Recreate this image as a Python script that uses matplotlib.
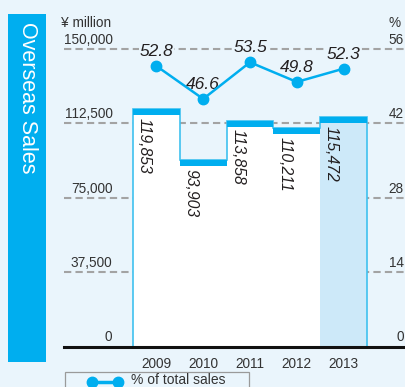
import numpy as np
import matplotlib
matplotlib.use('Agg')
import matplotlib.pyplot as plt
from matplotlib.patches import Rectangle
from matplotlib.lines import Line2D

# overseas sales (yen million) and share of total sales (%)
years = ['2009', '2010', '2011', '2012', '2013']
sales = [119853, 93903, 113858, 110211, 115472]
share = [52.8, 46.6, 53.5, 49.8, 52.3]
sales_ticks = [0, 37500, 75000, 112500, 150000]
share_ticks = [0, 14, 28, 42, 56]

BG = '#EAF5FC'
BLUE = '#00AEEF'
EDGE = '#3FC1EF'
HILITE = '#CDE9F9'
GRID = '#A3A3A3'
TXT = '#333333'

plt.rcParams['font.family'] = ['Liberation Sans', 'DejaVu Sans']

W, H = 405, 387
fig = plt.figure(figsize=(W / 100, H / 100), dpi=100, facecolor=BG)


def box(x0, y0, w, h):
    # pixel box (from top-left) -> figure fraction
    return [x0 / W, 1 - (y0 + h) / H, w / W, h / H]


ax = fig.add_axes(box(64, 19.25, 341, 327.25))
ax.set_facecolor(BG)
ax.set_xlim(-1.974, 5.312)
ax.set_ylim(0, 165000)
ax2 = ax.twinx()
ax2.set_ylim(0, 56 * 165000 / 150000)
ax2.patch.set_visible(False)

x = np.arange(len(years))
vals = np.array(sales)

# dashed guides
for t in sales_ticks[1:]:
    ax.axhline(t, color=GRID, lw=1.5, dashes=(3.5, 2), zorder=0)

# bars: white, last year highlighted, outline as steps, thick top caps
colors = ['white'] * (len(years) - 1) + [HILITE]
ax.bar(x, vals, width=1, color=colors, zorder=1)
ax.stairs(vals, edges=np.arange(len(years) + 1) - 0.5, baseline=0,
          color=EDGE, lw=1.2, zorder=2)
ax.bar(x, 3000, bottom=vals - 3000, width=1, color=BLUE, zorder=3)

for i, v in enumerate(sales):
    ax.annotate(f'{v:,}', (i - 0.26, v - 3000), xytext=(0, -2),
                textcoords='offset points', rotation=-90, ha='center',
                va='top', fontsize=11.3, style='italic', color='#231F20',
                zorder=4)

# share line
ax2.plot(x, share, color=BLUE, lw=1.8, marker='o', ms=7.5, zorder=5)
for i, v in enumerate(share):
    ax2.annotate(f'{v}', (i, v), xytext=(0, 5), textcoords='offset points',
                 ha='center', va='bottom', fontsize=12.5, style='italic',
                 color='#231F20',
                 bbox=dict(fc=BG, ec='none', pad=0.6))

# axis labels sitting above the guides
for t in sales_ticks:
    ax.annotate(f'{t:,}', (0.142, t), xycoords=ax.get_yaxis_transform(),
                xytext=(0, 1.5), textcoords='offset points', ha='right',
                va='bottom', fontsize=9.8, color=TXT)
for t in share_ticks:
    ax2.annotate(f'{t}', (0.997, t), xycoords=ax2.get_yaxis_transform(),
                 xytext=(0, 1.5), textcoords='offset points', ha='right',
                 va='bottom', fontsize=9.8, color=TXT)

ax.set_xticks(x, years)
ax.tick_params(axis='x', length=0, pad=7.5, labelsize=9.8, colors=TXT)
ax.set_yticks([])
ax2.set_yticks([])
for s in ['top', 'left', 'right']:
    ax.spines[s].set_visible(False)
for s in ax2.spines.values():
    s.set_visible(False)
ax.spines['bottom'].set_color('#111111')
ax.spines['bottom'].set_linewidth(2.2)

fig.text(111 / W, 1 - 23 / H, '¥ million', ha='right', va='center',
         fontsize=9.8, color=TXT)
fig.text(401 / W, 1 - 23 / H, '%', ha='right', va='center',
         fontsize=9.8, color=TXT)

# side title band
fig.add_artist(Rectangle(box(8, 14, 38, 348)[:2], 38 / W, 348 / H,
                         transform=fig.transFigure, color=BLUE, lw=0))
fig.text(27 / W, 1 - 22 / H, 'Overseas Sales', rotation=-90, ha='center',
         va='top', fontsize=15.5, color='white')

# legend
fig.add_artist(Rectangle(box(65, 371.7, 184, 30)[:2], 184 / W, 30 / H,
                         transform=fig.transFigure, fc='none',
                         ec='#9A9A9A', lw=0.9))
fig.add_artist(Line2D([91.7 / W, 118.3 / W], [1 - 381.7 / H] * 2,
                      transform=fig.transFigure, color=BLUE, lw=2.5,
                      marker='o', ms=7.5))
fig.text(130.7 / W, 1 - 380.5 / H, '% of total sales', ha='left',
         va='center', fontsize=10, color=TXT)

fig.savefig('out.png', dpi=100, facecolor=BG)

★ ★ ★

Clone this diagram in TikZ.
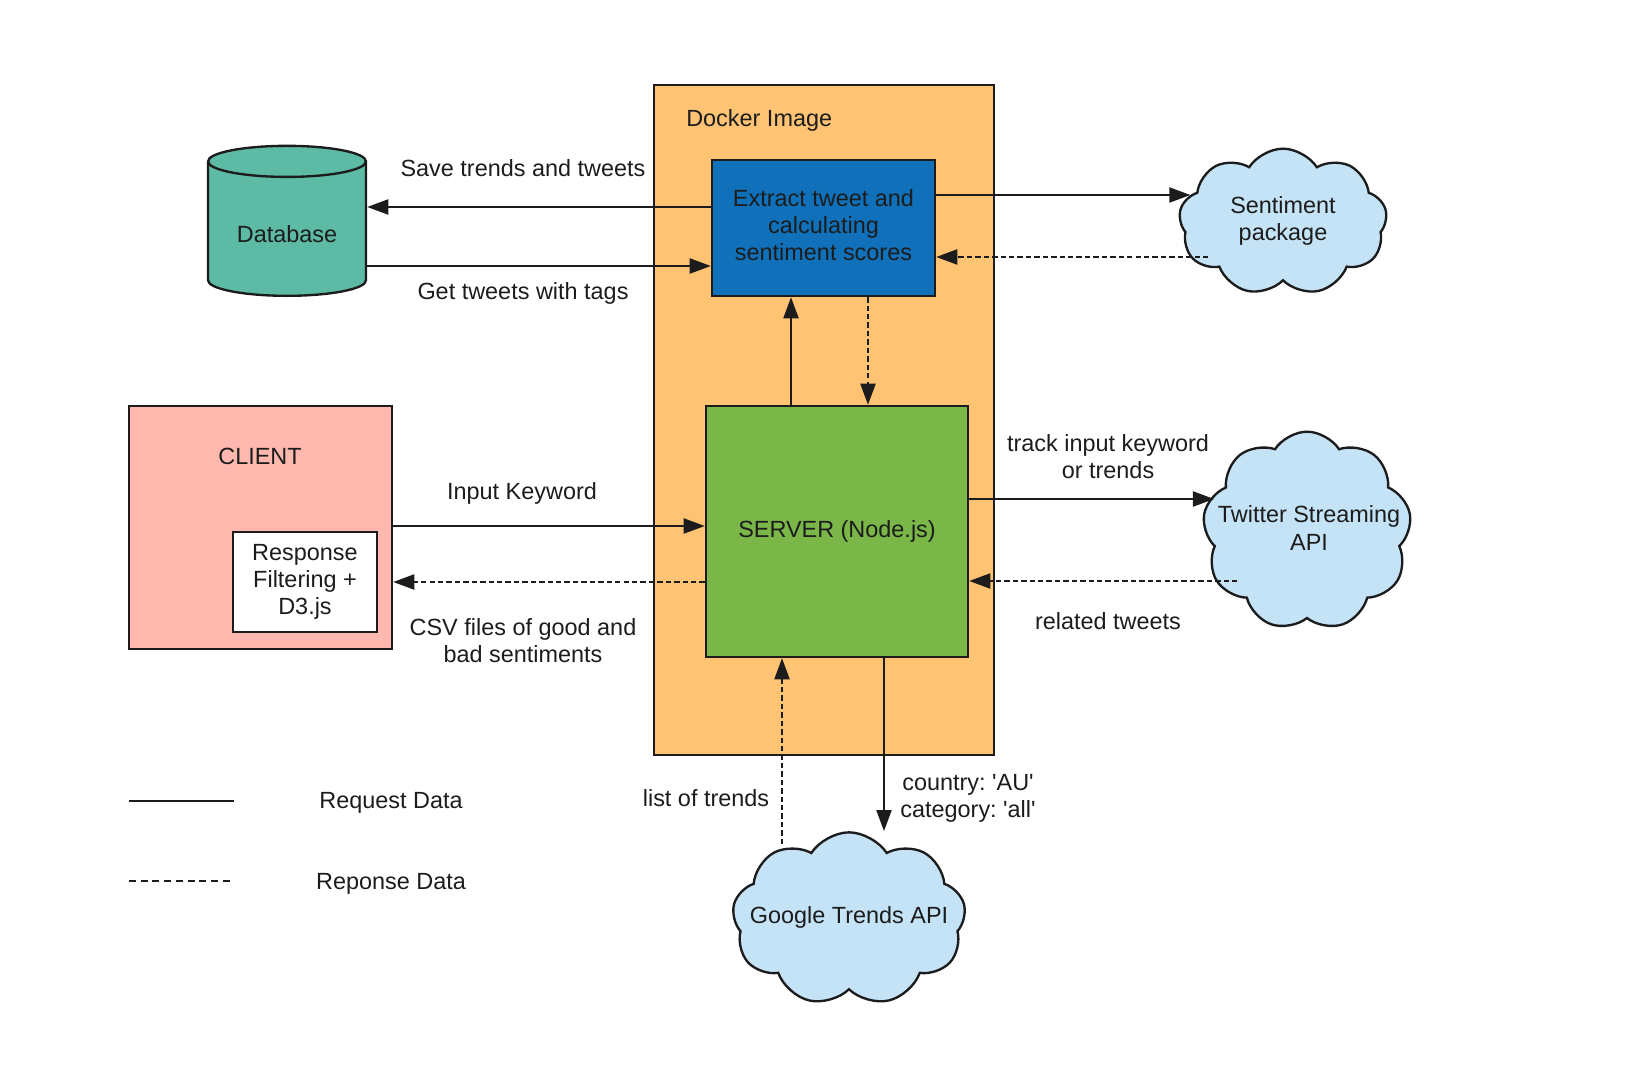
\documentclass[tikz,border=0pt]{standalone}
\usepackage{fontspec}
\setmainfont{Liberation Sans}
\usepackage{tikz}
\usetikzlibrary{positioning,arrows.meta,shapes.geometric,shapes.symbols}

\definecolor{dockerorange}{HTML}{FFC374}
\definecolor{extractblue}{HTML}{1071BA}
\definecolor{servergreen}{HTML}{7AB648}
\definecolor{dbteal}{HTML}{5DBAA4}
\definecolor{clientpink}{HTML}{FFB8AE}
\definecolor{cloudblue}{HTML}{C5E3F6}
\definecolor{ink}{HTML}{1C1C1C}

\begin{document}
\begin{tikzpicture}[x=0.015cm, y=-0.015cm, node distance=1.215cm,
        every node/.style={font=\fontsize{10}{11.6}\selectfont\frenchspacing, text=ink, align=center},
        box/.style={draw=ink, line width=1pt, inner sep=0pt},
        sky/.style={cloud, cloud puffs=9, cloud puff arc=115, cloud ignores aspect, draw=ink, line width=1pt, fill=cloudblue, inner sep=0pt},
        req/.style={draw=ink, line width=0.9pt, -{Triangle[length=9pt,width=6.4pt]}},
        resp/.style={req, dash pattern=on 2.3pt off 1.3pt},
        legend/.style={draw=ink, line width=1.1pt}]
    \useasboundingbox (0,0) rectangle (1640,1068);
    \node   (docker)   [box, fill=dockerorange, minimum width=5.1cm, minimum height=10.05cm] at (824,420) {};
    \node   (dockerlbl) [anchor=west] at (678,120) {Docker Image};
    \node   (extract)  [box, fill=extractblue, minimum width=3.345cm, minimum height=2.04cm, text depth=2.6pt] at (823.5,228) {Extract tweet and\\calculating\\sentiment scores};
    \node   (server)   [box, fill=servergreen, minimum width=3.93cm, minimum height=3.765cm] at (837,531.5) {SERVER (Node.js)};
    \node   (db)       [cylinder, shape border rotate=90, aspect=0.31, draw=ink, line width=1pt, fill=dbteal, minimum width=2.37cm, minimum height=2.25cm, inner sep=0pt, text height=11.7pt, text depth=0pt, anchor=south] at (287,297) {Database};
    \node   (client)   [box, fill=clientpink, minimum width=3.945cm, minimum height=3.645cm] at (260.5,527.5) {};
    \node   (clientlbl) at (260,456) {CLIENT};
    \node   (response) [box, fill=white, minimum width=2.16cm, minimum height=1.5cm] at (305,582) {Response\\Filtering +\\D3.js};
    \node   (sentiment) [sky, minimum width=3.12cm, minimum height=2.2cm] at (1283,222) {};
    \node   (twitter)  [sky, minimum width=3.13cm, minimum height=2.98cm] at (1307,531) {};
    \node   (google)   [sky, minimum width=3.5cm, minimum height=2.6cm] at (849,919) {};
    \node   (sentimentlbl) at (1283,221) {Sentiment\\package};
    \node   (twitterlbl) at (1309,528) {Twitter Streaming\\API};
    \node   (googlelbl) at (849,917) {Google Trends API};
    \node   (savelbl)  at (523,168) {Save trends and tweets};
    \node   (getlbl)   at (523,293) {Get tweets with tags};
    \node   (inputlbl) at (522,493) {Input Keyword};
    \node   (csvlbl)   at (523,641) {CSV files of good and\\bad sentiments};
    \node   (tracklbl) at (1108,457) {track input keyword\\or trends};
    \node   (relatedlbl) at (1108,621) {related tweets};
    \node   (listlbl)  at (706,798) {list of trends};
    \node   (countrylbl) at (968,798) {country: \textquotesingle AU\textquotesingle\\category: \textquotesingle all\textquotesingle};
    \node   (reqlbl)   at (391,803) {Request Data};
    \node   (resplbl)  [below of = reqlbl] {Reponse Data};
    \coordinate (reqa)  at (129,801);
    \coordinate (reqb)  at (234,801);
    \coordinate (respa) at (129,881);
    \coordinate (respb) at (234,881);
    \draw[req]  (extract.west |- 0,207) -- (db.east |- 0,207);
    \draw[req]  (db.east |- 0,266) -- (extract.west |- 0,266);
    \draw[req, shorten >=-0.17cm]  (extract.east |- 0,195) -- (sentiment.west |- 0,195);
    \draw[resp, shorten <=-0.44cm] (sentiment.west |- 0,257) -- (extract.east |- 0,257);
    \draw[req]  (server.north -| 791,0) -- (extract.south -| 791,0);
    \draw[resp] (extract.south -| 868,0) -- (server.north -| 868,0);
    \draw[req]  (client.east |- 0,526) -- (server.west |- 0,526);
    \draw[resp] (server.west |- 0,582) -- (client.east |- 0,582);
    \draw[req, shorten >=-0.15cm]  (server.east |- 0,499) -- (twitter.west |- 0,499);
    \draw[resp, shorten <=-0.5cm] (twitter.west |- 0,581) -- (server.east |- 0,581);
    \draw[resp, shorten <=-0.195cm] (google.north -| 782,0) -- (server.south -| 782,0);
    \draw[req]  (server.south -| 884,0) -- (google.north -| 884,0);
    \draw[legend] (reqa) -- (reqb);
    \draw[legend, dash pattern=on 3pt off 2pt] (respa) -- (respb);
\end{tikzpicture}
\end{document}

★ ★ ★

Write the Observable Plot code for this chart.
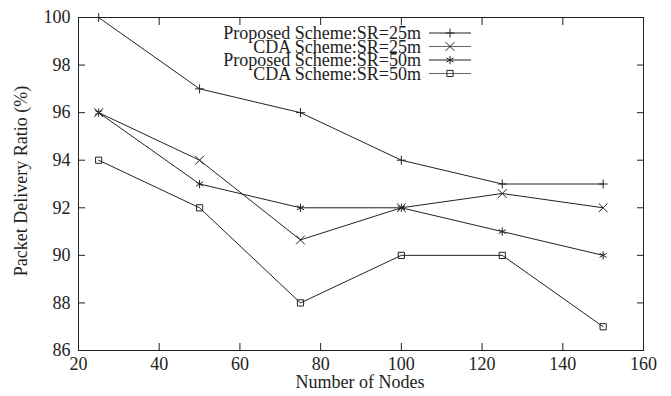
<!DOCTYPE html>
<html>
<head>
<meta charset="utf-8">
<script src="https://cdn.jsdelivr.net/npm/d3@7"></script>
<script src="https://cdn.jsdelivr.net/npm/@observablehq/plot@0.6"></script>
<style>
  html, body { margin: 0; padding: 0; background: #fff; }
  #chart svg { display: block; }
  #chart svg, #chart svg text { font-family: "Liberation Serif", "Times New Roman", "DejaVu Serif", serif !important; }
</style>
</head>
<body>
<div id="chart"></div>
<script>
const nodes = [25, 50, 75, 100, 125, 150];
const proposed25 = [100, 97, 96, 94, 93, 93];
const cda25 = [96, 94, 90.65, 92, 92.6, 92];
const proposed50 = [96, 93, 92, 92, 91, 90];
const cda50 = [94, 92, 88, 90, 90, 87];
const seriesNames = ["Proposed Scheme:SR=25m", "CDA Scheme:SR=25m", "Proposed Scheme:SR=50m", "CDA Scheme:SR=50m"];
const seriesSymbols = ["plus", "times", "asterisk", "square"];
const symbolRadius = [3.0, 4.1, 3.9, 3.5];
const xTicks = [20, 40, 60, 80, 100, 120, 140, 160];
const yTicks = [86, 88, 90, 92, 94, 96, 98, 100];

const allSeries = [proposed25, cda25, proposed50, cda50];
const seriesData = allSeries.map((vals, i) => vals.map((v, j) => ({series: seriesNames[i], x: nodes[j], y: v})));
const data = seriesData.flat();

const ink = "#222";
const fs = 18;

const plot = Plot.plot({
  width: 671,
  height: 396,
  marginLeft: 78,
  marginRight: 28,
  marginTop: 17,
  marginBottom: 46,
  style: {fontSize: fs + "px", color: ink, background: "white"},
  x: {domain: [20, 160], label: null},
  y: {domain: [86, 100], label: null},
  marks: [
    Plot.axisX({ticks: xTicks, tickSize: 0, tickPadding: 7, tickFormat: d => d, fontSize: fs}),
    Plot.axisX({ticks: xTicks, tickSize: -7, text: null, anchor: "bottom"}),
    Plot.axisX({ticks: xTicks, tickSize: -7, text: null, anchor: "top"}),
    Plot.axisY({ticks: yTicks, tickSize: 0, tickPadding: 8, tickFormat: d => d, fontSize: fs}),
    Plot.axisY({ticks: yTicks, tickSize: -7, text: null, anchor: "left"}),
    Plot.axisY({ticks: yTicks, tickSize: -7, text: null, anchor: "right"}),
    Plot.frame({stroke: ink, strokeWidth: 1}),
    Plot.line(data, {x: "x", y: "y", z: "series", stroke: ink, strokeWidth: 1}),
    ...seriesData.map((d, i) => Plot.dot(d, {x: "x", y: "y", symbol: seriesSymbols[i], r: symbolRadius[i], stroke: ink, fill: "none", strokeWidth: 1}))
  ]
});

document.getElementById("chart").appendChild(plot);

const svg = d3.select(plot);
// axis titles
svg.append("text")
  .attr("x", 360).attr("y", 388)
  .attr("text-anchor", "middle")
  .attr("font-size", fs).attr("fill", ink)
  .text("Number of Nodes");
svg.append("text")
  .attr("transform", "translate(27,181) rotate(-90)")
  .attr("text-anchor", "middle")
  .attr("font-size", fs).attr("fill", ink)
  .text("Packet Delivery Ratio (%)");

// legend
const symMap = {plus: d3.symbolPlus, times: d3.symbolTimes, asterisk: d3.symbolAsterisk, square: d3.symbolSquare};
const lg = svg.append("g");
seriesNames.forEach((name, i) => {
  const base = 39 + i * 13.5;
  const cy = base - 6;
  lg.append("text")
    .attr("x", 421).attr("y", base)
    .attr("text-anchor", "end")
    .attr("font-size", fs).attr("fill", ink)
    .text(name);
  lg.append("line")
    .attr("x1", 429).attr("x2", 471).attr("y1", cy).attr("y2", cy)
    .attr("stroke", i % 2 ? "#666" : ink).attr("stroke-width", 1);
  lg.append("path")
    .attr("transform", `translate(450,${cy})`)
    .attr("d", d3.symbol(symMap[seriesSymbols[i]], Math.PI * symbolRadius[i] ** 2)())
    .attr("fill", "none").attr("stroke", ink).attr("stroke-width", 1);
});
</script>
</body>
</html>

★ ★ ★

• **TASK INSTRUCTIONS**
Set down, without pictures, the lines between the line holding "Recreate this image" and the line holding "ax.axhline(t, color=GRID, lw=1.5, dashes=(3.5, 2), zorder=0)", both inclusive.

• **SOLUTION TO THIS PROBLEM**
Recreate this image as a Python script that uses matplotlib.
import numpy as np
import matplotlib
matplotlib.use('Agg')
import matplotlib.pyplot as plt
from matplotlib.patches import Rectangle
from matplotlib.lines import Line2D

# overseas sales (yen million) and share of total sales (%)
years = ['2009', '2010', '2011', '2012', '2013']
sales = [119853, 93903, 113858, 110211, 115472]
share = [52.8, 46.6, 53.5, 49.8, 52.3]
sales_ticks = [0, 37500, 75000, 112500, 150000]
share_ticks = [0, 14, 28, 42, 56]

BG = '#EAF5FC'
BLUE = '#00AEEF'
EDGE = '#3FC1EF'
HILITE = '#CDE9F9'
GRID = '#A3A3A3'
TXT = '#333333'

plt.rcParams['font.family'] = ['Liberation Sans', 'DejaVu Sans']

W, H = 405, 387
fig = plt.figure(figsize=(W / 100, H / 100), dpi=100, facecolor=BG)


def box(x0, y0, w, h):
    # pixel box (from top-left) -> figure fraction
    return [x0 / W, 1 - (y0 + h) / H, w / W, h / H]


ax = fig.add_axes(box(64, 19.25, 341, 327.25))
ax.set_facecolor(BG)
ax.set_xlim(-1.974, 5.312)
ax.set_ylim(0, 165000)
ax2 = ax.twinx()
ax2.set_ylim(0, 56 * 165000 / 150000)
ax2.patch.set_visible(False)

x = np.arange(len(years))
vals = np.array(sales)

# dashed guides
for t in sales_ticks[1:]:
    ax.axhline(t, color=GRID, lw=1.5, dashes=(3.5, 2), zorder=0)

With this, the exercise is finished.